Legislating So As Not To Be Bothered

Last night in a discussion group I attend, my friend, Jim Lawton, made a salient point. He quoted Tommy Tomlinson, columnist for the Charlotte Observer, who wrote AGAINST the proposed Amendment One, which will be voted on Tuesday, May 8. Tomlinson's take is that legislation should be for the purpose of protecting us all from issues of harm. Amendment One takes a different track; it is designed by and for those who are "bothered" by same-sex relationships and possible marriage. Traffic laws are meant to protect us. Amendment One simply speaks to the idea that some folk are "bothered" when they see two people of the same sex relating to each other in an intimate way.

Many will say that it is unnatural. Of course it is; the folk so complaining are hetersexual, so it would not be natural to them. Most will try to take the high moral ground and base their arguement on biblical grounds (The Bible says....). But if you are going to take Leviticus 18 ever so literally and say that it is absolute, then you have to take the rest of that book, as well as all of the Torah, literally and then you are going to have a heap of problems. We cannot cherry-pick this stuff; take what we see as important and reject the rest. Likewise, the words in the New Testament translated homosexual and the cultural background need a long hard look.
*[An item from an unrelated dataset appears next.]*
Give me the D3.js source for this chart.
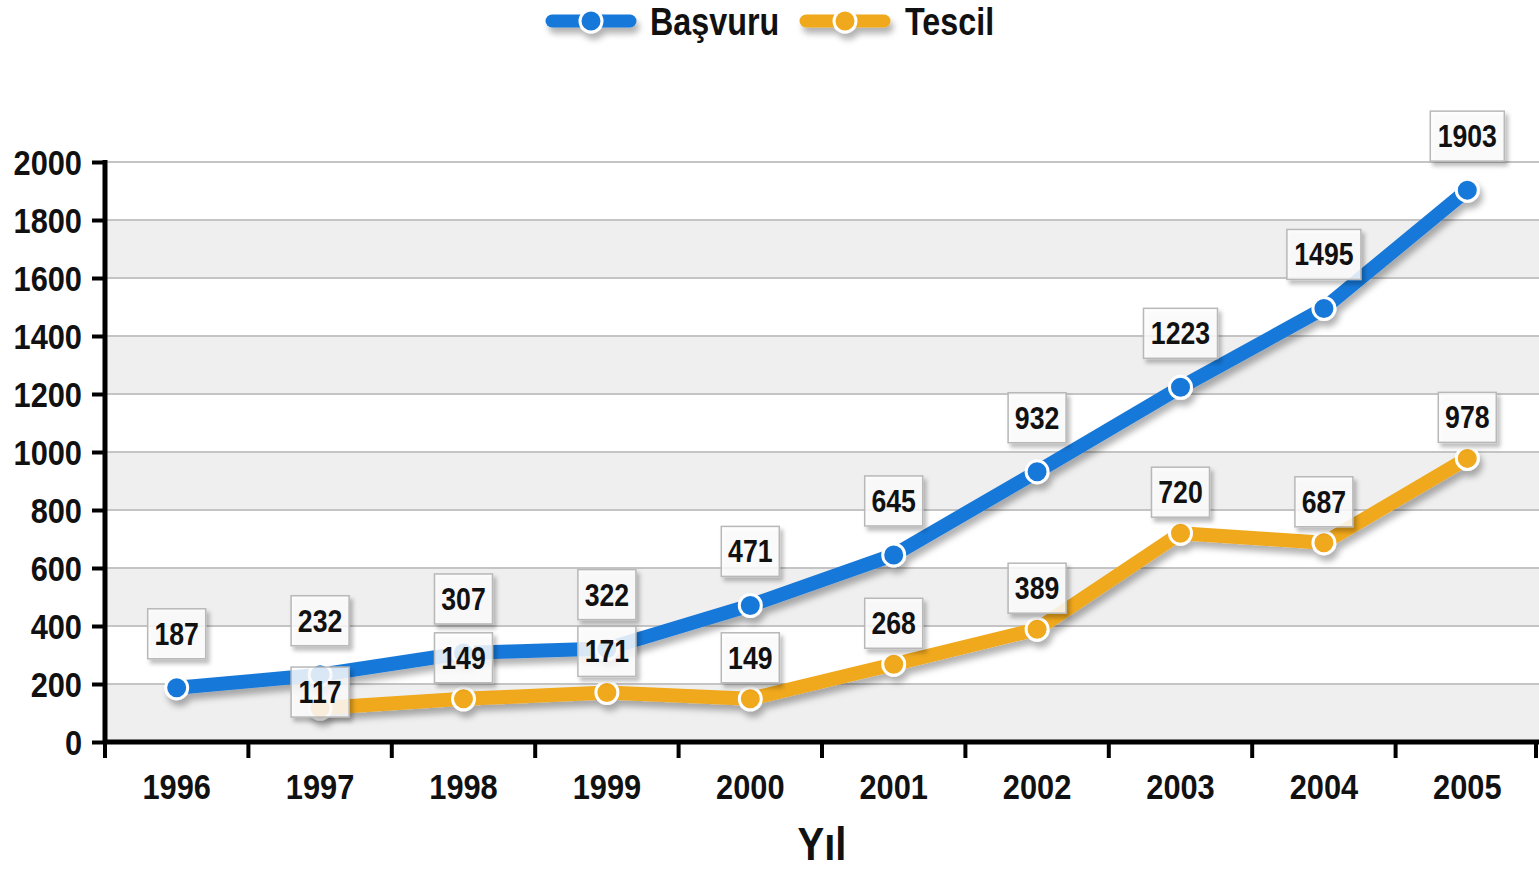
<!DOCTYPE html>
<html><head><meta charset="utf-8">
<script src="https://cdn.jsdelivr.net/npm/d3@7"></script>
<style>
html,body{margin:0;padding:0;background:#fff;}
svg text{font-family:"Liberation Sans",Arial,sans-serif;font-weight:bold;}
</style></head>
<body>
<svg id="c" width="1539" height="870"></svg>
<script>
const years = ["1996","1997","1998","1999","2000","2001","2002","2003","2004","2005"];
const basvuru = [187,232,307,322,471,645,932,1223,1495,1903];
const tescil = [null,117,149,171,149,268,389,720,687,978];
const yTicks = [0,200,400,600,800,1000,1200,1400,1600,1800,2000];
const seriesNames = ["Başvuru","Tescil"];
const xTitle = "Yıl";

const colors = ["#1878d8","#f0a81a"];
const svg = d3.select("#c");
const L = 105, R = 1539, T = 162, B = 742;
const x = d3.scaleBand().domain(years).range([L,R]);
const y = d3.scaleLinear().domain([0,2000]).range([B,T]);
const cx = d => x(d) + x.bandwidth()/2;

function ntext(parent, tx, ty, str, size, sx, anchor) {
  return parent.append("text").attr("transform",`translate(${tx},${ty}) scale(${sx},1)`)
    .attr("text-anchor",anchor||"middle").attr("font-size",size).attr("fill","#111").text(str);
}

const defs = svg.append("defs");
const f = defs.append("filter").attr("id","sh").attr("x","-20%").attr("y","-40%").attr("width","150%").attr("height","200%");
f.append("feDropShadow").attr("dx",3).attr("dy",6).attr("stdDeviation",3).attr("flood-color","#000").attr("flood-opacity",0.3);
const f2 = defs.append("filter").attr("id","sh2").attr("x","-20%").attr("y","-20%").attr("width","150%").attr("height","150%");
f2.append("feDropShadow").attr("dx",3).attr("dy",4).attr("stdDeviation",2).attr("flood-color","#000").attr("flood-opacity",0.3);

// bands
for (let i = 0; i < yTicks.length-1; i++) {
  if (i % 2 === 0) {
    svg.append("rect").attr("x",L).attr("y",y(yTicks[i+1])).attr("width",R-L)
      .attr("height",y(yTicks[i])-y(yTicks[i+1])).attr("fill","#efefef");
  }
}
// grid
svg.append("g").selectAll("line").data(yTicks.slice(1)).join("line")
  .attr("x1",L).attr("x2",R).attr("y1",d=>y(d)).attr("y2",d=>y(d))
  .attr("stroke","#c4c4c4").attr("stroke-width",2);

// y axis
const ya = svg.append("g").attr("transform",`translate(${L},0)`)
  .call(d3.axisLeft(y).tickValues(yTicks).tickSize(13).tickFormat(d3.format("d")));
ya.select(".domain").remove();
ya.selectAll(".tick line").attr("stroke","#000").attr("stroke-width",4);
ya.selectAll(".tick text").remove();
ya.selectAll(".tick").each(function(d){
  ntext(d3.select(this), -23, 12.5, d3.format("d")(d), 35, 0.88, "end");
});
svg.append("line").attr("x1",L).attr("x2",L).attr("y1",T-2).attr("y2",B+2).attr("stroke","#000").attr("stroke-width",5);

// x axis
svg.append("line").attr("x1",L-2).attr("x2",R).attr("y1",B).attr("y2",B).attr("stroke","#000").attr("stroke-width",5);
const bounds = years.map(d=>x(d)).concat([R-3]);
svg.append("g").selectAll("line").data(bounds).join("line")
  .attr("x1",d=>d).attr("x2",d=>d).attr("y1",B).attr("y2",B+16)
  .attr("stroke","#000").attr("stroke-width",4);
const xa = svg.append("g").attr("transform",`translate(0,${B})`)
  .call(d3.axisBottom(x).tickSize(0).tickPadding(0));
xa.select(".domain").remove();
xa.selectAll(".tick text").remove();
xa.selectAll(".tick").each(function(d){
  ntext(d3.select(this), 0, 57, d, 35, 0.88);
});
ntext(svg, (L+R)/2, 860, xTitle, 46, 0.87);

// lines
const all = [basvuru, tescil];
const line = d3.line().defined(d=>d.v!=null).x(d=>cx(d.k)).y(d=>y(d.v));
all.forEach((s,i) => {
  const pts = years.map((k,j)=>({k, v:s[j]}));
  const g = svg.append("g").attr("filter","url(#sh)");
  g.append("path").datum(pts).attr("d",line).attr("fill","none")
    .attr("stroke",colors[i]).attr("stroke-width",14).attr("stroke-linejoin","round");
  g.selectAll("circle").data(pts.filter(d=>d.v!=null)).join("circle")
    .attr("cx",d=>cx(d.k)).attr("cy",d=>y(d.v)).attr("r",11)
    .attr("fill",colors[i]).attr("stroke","#fff").attr("stroke-width",3);
});

// labels
function label(k, v, off) {
  const s = String(v);
  const w = s.length > 3 ? 74 : 58, h = 50;
  const px = cx(k), py = y(v) + off;
  const g = svg.append("g");
  g.append("rect").attr("x",px-w/2).attr("y",py-h/2).attr("width",w).attr("height",h)
    .attr("fill","#fff").attr("fill-opacity",0.82).attr("stroke","#b8b8b8").attr("stroke-width",1.5)
    .attr("filter","url(#sh2)");
  ntext(g, px, py+11, s, 31, 0.86);
}
years.forEach((k,j) => {
  label(k, basvuru[j], -54);
  if (tescil[j] != null) {
    const gap = y(tescil[j]) - y(basvuru[j]);
    label(k, tescil[j], gap < 40 ? -16 : -41);
  }
});

// legend
const lg = [[552,630,650],[806,884,905]];
seriesNames.forEach((n,i) => {
  const [a,b,t] = lg[i];
  const g = svg.append("g").attr("filter","url(#sh)");
  g.append("line").attr("x1",a).attr("x2",b).attr("y1",21).attr("y2",21)
    .attr("stroke",colors[i]).attr("stroke-width",13).attr("stroke-linecap","round");
  g.append("circle").attr("cx",(a+b)/2).attr("cy",21).attr("r",11)
    .attr("fill",colors[i]).attr("stroke","#fff").attr("stroke-width",3);
  ntext(svg, t, 35, n, 38, 0.85, "start");
});
</script>
</body></html>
It really is not as it seems and so glibly read. There is a lot of hard interpretive work to do, but lots of folk don't want to be "bothered" with that kind of effort. (Maybe another amendment is brewing here...make sacred readings literal and never interpretive). Hmmmm

Then there is the arguement of how same-sex relationships endanger our family life. Yesterday I celebrated 27 of the best years of my life with my wife, Patti. Like other couples, we have had to work through some matters. But not once have we ever been derailed by a same-sex relationship. Not once. And our children have had their own struggles and questions. But they report that not once have they been impacted for the bad by same-sex relationships. We have just not been bothered by it. Is that the reason we are against Amendment One?

If we are going to legislate so as not to be bothered, where do we stop? If it bothers you when someone sitting next to you in a restaurant orders an alcoholic beverage, do we need an amendment here? What about folk who use earthy language in public? Another amendment? And all those pesky liberals. Can we somehow legislate them out of order because they might bother us with their theories? And for sure, what do we do about folk in this region who cheer for the Dallas Cowboys instead of the Carolina Panthers? Another amendment please.

You're probably not going to be able to leave your house in the morning, drive down the street and around the corner, without seeing something that bothers you. Is an amendment necessary?

Laws should be in place to protect us from harm. Never should they be passed simply because we are bothered by something. And if Amendment One passes, it potentially can bring harm to some of our citizens.

THAT should bother us!

1 comment:

  1. Thanks for this post. And happy anniversary.